Essendo una sindrome sottodiagnosticata, avere un sistema che possa aiutare nella valutazione della diagnosi è solo un vantaggio, non sfruttarlo al contrario è svantaggioso. Un paziente che ha un pacemaker può contare su un sistema che attraverso semplici algoritmi è progettato per valutare la Sleep Apnea notturna, monitorandola anche per un lungo periodo di tempo. Avere impiantato un pacemaker che non offre questa funzione toglie quindi a un paziente su due la possibilità di intervenire su una patologia reale che, nei casi severi, richiede l’impiego della CPAP, la maschera da utilizzare durante la notte che può cambiare effettivamente il decorso della malattia.
Perché la vita media del paziente con Sleep Apnea portatore di pacemaker può calare drasticamente?
La Sleep Apnea severa, che determina in media più di 30 apnee all’ora, si accompagna a prognosi di mortalità superiori del 5-10% a 2-5 anni dalla diagnosi iniziale.

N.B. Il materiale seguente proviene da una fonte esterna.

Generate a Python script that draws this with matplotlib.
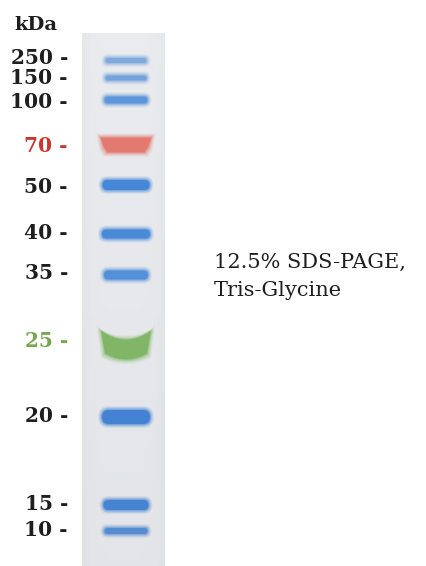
import numpy as np
import matplotlib
matplotlib.use("Agg")
import matplotlib.pyplot as plt
from matplotlib.patches import FancyBboxPatch, PathPatch
from matplotlib.path import Path

# marker sizes (kDa) and where each band sits in the lane (px from figure top)
sizes = [250, 150, 100, 70, 50, 40, 35, 25, 20, 15, 10]
band_y = [60.5, 78, 100, 145, 185, 234, 275, 345, 417, 505, 531]
label_y = [58, 78, 102, 146, 187, 233, 273, 341, 416, 504, 530]

band_h = [5, 5, 7, 15, 10, 9, 9, 29, 14, 10, 6]
band_w = [41, 41, 43, 51, 47, 48, 44, 50, 48, 45, 43]
band_col = ['#7aa6dc', '#6f9fdb', '#5590d8', '#e2746a', '#3d82d8', '#3f84d8',
            '#4a8bda', '#79b25c', '#3a7bd2', '#3d7ed2', '#4f86cf']
lab_col = ['#1e1e1e'] * len(sizes)
lab_col[3] = '#c8372e'
lab_col[7] = '#76a64e'

fig = plt.figure(figsize=(4.27, 5.66), dpi=100)
ax = fig.add_axes([0, 0, 1, 1])
ax.set_xlim(0, 427)
ax.set_ylim(566, 0)
ax.axis('off')

# gel lane with a soft gradient
lane_x0, lane_x1, lane_top = 82, 165, 33
grad = np.linspace(0, 1, 100)[:, None] * np.ones((1, 20))
edge = np.abs(np.linspace(-1, 1, 20))[None, :] ** 6
shade = 0.915 - 0.025 * grad - 0.015 * edge
img = np.dstack([shade, shade + 0.008, shade + 0.02])
ax.imshow(np.clip(img, 0, 1), extent=(lane_x0, lane_x1, 566, lane_top), aspect='auto', zorder=1)

glow = [(4, 0.1), (3, 0.15), (2, 0.22), (1, 0.35), (0, 0.85)]


def grow(verts, k, yc):
    return [(vx + (k if vx > cx else -k), vy + (k if vy > yc else -k)) for vx, vy in verts]


cx = 126
for y, h, w, c, s in zip(band_y, band_h, band_w, band_col, sizes):
    if s == 70:
        # trapezoid band, wider on top
        t, b = y - h / 2, y + h / 2
        verts = [(cx - w / 2, t), (cx + w / 2, t), (cx + w / 2 - 3, t + h * 0.6),
                 (cx + w / 2 - 7, b), (cx - w / 2 + 7, b), (cx - w / 2 + 3, t + h * 0.6),
                 (cx - w / 2, t)]
        for k, a in glow:
            ax.add_patch(PathPatch(Path(grow(verts, k, y)), fc=c, ec='none', alpha=a, zorder=3))
    elif s == 25:
        # smiling broad band
        t, b = y - h / 2, y + h / 2
        xs = np.linspace(-1, 1, 30)
        top = [(cx + xi * w / 2, t + 9 * (1 - xi ** 2)) for xi in xs]
        bot = [(cx + xi * (w / 2 - 4), b - 6 * xi ** 2) for xi in xs[::-1]]
        verts = top + bot + [top[0]]
        for k, a in glow:
            ax.add_patch(PathPatch(Path(grow(verts, k, y)), fc=c, ec='none', alpha=a * 0.95, zorder=3))
    else:
        for k, a in glow:
            hh = h + 2 * k
            ww = w + 2 * k
            ax.add_patch(FancyBboxPatch((cx - ww / 2, y - hh / 2), ww, hh,
                                        boxstyle='round,pad=0,rounding_size=%f' % (hh / 2),
                                        fc=c, ec='none', alpha=a, zorder=3))

for s, ly, c in zip(sizes, label_y, lab_col):
    ax.text(68, ly, '%d -' % s, ha='right', va='center', color=c,
            family='DejaVu Serif', weight='bold', fontsize=14.5, zorder=4)

ax.text(14, 25, 'kDa', ha='left', va='center', color='#1e1e1e',
        family='DejaVu Serif', weight='bold', fontsize=14)
ax.text(214, 262, '12.5% SDS-PAGE,', ha='left', va='center', color='#1e1e1e',
        family='DejaVu Serif', fontsize=15)
ax.text(214, 291, 'Tris-Glycine', ha='left', va='center', color='#1e1e1e',
        family='DejaVu Serif', fontsize=15)

fig.savefig('out.png', dpi=100, facecolor='white')
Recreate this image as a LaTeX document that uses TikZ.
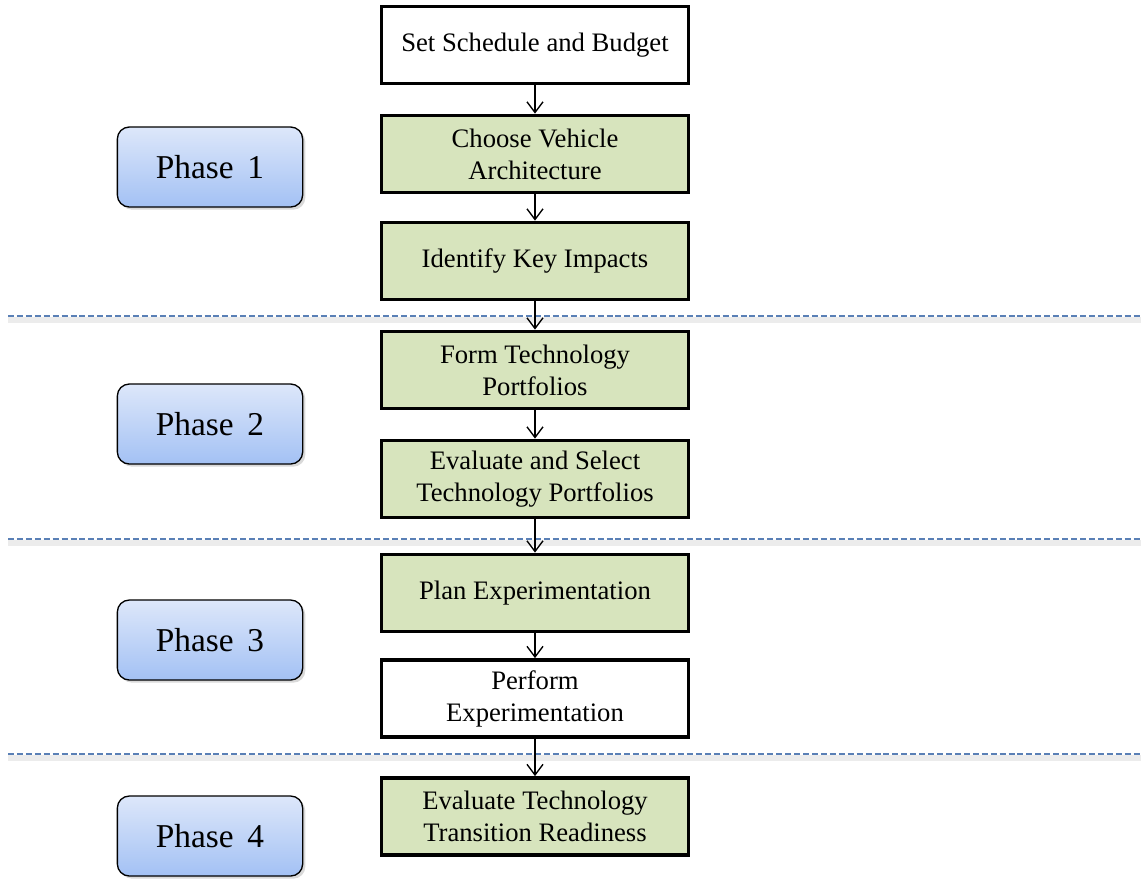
\documentclass[tikz,border=0pt]{standalone}
\usepackage{fontspec}
\setmainfont{Liberation Serif}
\usetikzlibrary{arrows.meta,shadows}

\definecolor{stepgreen}{HTML}{D7E4BD}
\definecolor{phasetop}{HTML}{DDE7FA}
\definecolor{phasebot}{HTML}{A3C1F4}
\definecolor{sepblue}{HTML}{5A80B6}

\tikzset{
  stepbox/.style={draw=black, line width=2.6pt, fill=white, minimum width=230pt,
    minimum height=58pt, inner sep=0pt, align=center,
    font=\fontsize{20}{24}\selectfont},
  greenbox/.style={stepbox, fill=stepgreen},
  phasebox/.style={draw=black, line width=1pt, rounded corners=9pt,
    minimum width=139pt, minimum height=60pt, top color=phasetop,
    bottom color=phasebot, font=\fontsize{25}{30}\selectfont,
    drop shadow={opacity=0.3, shadow xshift=2pt, shadow yshift=-2pt}},
  flow/.style={-{Straight Barb[length=8pt,width=12pt]}, line width=1pt},
  sepline/.style={sepblue, line width=2pt, dash pattern=on 4.5pt off 2.2pt}
}

\begin{document}
\begin{tikzpicture}[x=0.75pt,y=-0.75pt]
\useasboundingbox (0,0) rectangle (1141,879);

% phase separators
\foreach \y in {316,539,754}{
  \draw[gray!15, line width=4pt] (8,\y+4)--(1141,\y+4);
  \draw[sepline] (8,\y)--(1141,\y);
}

% steps
\node[stepbox]  (schedule)  at (535,45)    {Set Schedule and Budget};
\node[greenbox] (vehicle)   at (535,154)   {Choose Vehicle\\Architecture};
\node[greenbox] (impacts)   at (535,261)   {Identify Key Impacts};
\node[greenbox] (form)      at (535,370)   {Form Technology\\Portfolios};
\node[greenbox] (select)    at (535,479)   {Evaluate and Select\\Technology Portfolios};
\node[greenbox] (plan)      at (535,593)   {Plan Experimentation};
\node[stepbox]  (perform)   at (535,698.5) {Perform\\Experimentation};
\node[greenbox] (readiness) at (535,816.5) {Evaluate Technology\\Transition Readiness};

\draw[flow] (schedule) -- (vehicle);
\draw[flow] (vehicle) -- (impacts);
\draw[flow] (impacts) -- (form);
\draw[flow] (form) -- (select);
\draw[flow] (select) -- (plan);
\draw[flow] (plan) -- (perform);
\draw[flow] (perform) -- (readiness);

% phases
\node[phasebox] (phase1) at (210,167) {Phase\, 1};
\node[phasebox] (phase2) at (210,424) {Phase\, 2};
\node[phasebox] (phase3) at (210,640) {Phase\, 3};
\node[phasebox] (phase4) at (210,836) {Phase\, 4};

\end{tikzpicture}
\end{document}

La mortalità è sempre difficile da valutare, è necessario farlo caso per caso. In linea di massima una Sleep Apnea molto severa porta ad una saturazione d’ossigeno con un conseguente aumento delle catecolamine circolanti, che determinano un aumento della pressione arteriosa media anche durante la notte, quando normalmente si riduce per dare modo al fisico di recuperare energie. In sostanza questa patologia obbliga l’individuo a lavorare ad un livello di energia superiore e ad un consumo più rapido delle sue risorse. Proprio come un motore che, girando sempre a un numero di giri elevato, si rompe prima di un motore che viaggia ad un numero di giri inferiore.